- SUPPLIED DATA:
[START]

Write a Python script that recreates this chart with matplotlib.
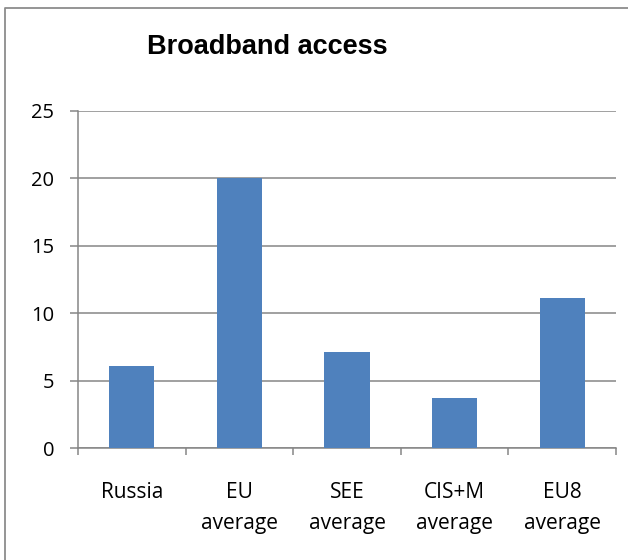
import matplotlib
matplotlib.use("Agg")
import matplotlib.pyplot as plt
from matplotlib.lines import Line2D

# Dati
regioni = ["Russia", "EU\naverage", "SEE\naverage", "CIS+M\naverage", "EU8\naverage"]
valori = [6.1, 20.0, 7.1, 3.7, 11.1]
yticks = [0, 5, 10, 15, 20, 25]

blu = "#4F81BD"
grigio = "#868686"
font_assi = "Open Sans"

fig = plt.figure(figsize=(6.28, 5.6), dpi=100)
ax = fig.add_axes([78 / 628, 1 - 448.3 / 560, 538 / 628, 337.6 / 560])

# cornice del grafico (solo lato sinistro e superiore)
fig.lines.append(Line2D([5 / 628, 5 / 628, 1], [0, 1 - 8 / 560, 1 - 8 / 560],
                        transform=fig.transFigure, color="#8c8c8c", linewidth=1.3))

x = range(len(valori))
ax.bar(x, valori, width=0.42, color=blu, zorder=3)

ax.set_ylim(0, 25)
ax.set_xlim(-0.5, len(valori) - 0.5)
ax.set_yticks(yticks)
ax.yaxis.grid(True, color=grigio, linewidth=1.1, zorder=0)

ax.set_xticks(list(x))
ax.set_xticklabels(regioni, fontfamily=font_assi, fontsize=15, linespacing=1.67,
                   va="top")
ax.set_xticks([i - 0.5 for i in range(len(valori) + 1)], minor=True)
ax.tick_params(axis="x", which="major", length=0, pad=24)
ax.tick_params(axis="x", which="minor", length=5, color=grigio, width=1.1)
ax.tick_params(axis="y", length=6, color=grigio, width=1.1, pad=11,
               labelsize=14.5)
for lab in ax.get_yticklabels():
    lab.set_fontfamily(font_assi)

for lato in ["top", "right"]:
    ax.spines[lato].set_visible(False)
for lato in ["left", "bottom"]:
    ax.spines[lato].set_color(grigio)
    ax.spines[lato].set_linewidth(1.1)

fig.text(267 / 628, 1 - 54 / 560, "Broadband access", ha="center", va="baseline",
         fontfamily="Liberation Sans", fontweight="bold", fontsize=19.5)

fig.savefig("out.png", dpi=100)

[END]

- DIRECTION:
Write out, word for word, the lines from the start of the data through the one holding "ax = fig.add_axes([78". Omit pictures.

- RIGHT ANSWER:
Write a Python script that recreates this chart with matplotlib.
import matplotlib
matplotlib.use("Agg")
import matplotlib.pyplot as plt
from matplotlib.lines import Line2D

# Dati
regioni = ["Russia", "EU\naverage", "SEE\naverage", "CIS+M\naverage", "EU8\naverage"]
valori = [6.1, 20.0, 7.1, 3.7, 11.1]
yticks = [0, 5, 10, 15, 20, 25]

blu = "#4F81BD"
grigio = "#868686"
font_assi = "Open Sans"

fig = plt.figure(figsize=(6.28, 5.6), dpi=100)
ax = fig.add_axes([78 / 628, 1 - 448.3 / 560, 538 / 628, 337.6 / 560])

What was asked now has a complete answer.